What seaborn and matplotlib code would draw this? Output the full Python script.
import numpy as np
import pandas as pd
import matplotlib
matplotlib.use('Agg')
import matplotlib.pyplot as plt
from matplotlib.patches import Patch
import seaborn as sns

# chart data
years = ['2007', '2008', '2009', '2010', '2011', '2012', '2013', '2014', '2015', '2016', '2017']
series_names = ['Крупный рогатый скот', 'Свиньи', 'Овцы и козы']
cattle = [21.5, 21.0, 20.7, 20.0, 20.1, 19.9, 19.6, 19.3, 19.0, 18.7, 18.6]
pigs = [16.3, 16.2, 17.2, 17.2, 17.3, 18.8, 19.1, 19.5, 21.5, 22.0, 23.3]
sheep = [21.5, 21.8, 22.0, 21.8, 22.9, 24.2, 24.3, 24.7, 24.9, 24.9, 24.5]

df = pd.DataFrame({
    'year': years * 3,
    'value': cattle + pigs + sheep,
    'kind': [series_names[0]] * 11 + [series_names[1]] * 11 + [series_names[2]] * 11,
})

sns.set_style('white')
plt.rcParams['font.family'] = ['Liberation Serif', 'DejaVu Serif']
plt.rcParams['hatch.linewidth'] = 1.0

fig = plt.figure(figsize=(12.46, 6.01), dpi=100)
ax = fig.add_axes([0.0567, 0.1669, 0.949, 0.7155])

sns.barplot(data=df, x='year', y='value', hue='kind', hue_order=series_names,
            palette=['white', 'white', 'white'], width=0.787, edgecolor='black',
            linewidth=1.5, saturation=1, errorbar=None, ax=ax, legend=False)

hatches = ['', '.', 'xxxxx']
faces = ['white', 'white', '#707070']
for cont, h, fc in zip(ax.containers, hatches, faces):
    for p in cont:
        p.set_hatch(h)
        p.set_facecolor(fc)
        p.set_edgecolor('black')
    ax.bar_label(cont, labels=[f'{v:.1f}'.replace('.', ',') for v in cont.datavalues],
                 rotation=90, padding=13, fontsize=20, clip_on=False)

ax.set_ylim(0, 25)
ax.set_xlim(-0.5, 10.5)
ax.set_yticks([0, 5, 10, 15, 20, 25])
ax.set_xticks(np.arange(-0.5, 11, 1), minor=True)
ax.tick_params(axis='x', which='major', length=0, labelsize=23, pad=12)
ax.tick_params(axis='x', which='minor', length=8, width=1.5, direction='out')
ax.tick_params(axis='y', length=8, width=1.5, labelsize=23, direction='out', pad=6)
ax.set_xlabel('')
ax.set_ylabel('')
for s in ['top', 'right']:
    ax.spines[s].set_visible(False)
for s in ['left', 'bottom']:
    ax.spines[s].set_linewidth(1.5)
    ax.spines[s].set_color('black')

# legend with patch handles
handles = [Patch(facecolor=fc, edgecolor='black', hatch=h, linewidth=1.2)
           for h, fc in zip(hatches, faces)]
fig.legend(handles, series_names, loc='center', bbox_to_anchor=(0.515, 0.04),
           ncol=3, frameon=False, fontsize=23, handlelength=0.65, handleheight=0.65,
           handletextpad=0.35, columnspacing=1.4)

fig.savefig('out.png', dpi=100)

• Task prompt:
Begin with the first line of the listing and copy exactly through the line that contains "rotation=90, padding=13, fontsize=20, clip_on=False)", please, keeping both ends and leaving out everything after.

• Solution for this task:
What seaborn and matplotlib code would draw this? Output the full Python script.
import numpy as np
import pandas as pd
import matplotlib
matplotlib.use('Agg')
import matplotlib.pyplot as plt
from matplotlib.patches import Patch
import seaborn as sns

# chart data
years = ['2007', '2008', '2009', '2010', '2011', '2012', '2013', '2014', '2015', '2016', '2017']
series_names = ['Крупный рогатый скот', 'Свиньи', 'Овцы и козы']
cattle = [21.5, 21.0, 20.7, 20.0, 20.1, 19.9, 19.6, 19.3, 19.0, 18.7, 18.6]
pigs = [16.3, 16.2, 17.2, 17.2, 17.3, 18.8, 19.1, 19.5, 21.5, 22.0, 23.3]
sheep = [21.5, 21.8, 22.0, 21.8, 22.9, 24.2, 24.3, 24.7, 24.9, 24.9, 24.5]

df = pd.DataFrame({
    'year': years * 3,
    'value': cattle + pigs + sheep,
    'kind': [series_names[0]] * 11 + [series_names[1]] * 11 + [series_names[2]] * 11,
})

sns.set_style('white')
plt.rcParams['font.family'] = ['Liberation Serif', 'DejaVu Serif']
plt.rcParams['hatch.linewidth'] = 1.0

fig = plt.figure(figsize=(12.46, 6.01), dpi=100)
ax = fig.add_axes([0.0567, 0.1669, 0.949, 0.7155])

sns.barplot(data=df, x='year', y='value', hue='kind', hue_order=series_names,
            palette=['white', 'white', 'white'], width=0.787, edgecolor='black',
            linewidth=1.5, saturation=1, errorbar=None, ax=ax, legend=False)

hatches = ['', '.', 'xxxxx']
faces = ['white', 'white', '#707070']
for cont, h, fc in zip(ax.containers, hatches, faces):
    for p in cont:
        p.set_hatch(h)
        p.set_facecolor(fc)
        p.set_edgecolor('black')
    ax.bar_label(cont, labels=[f'{v:.1f}'.replace('.', ',') for v in cont.datavalues],
                 rotation=90, padding=13, fontsize=20, clip_on=False)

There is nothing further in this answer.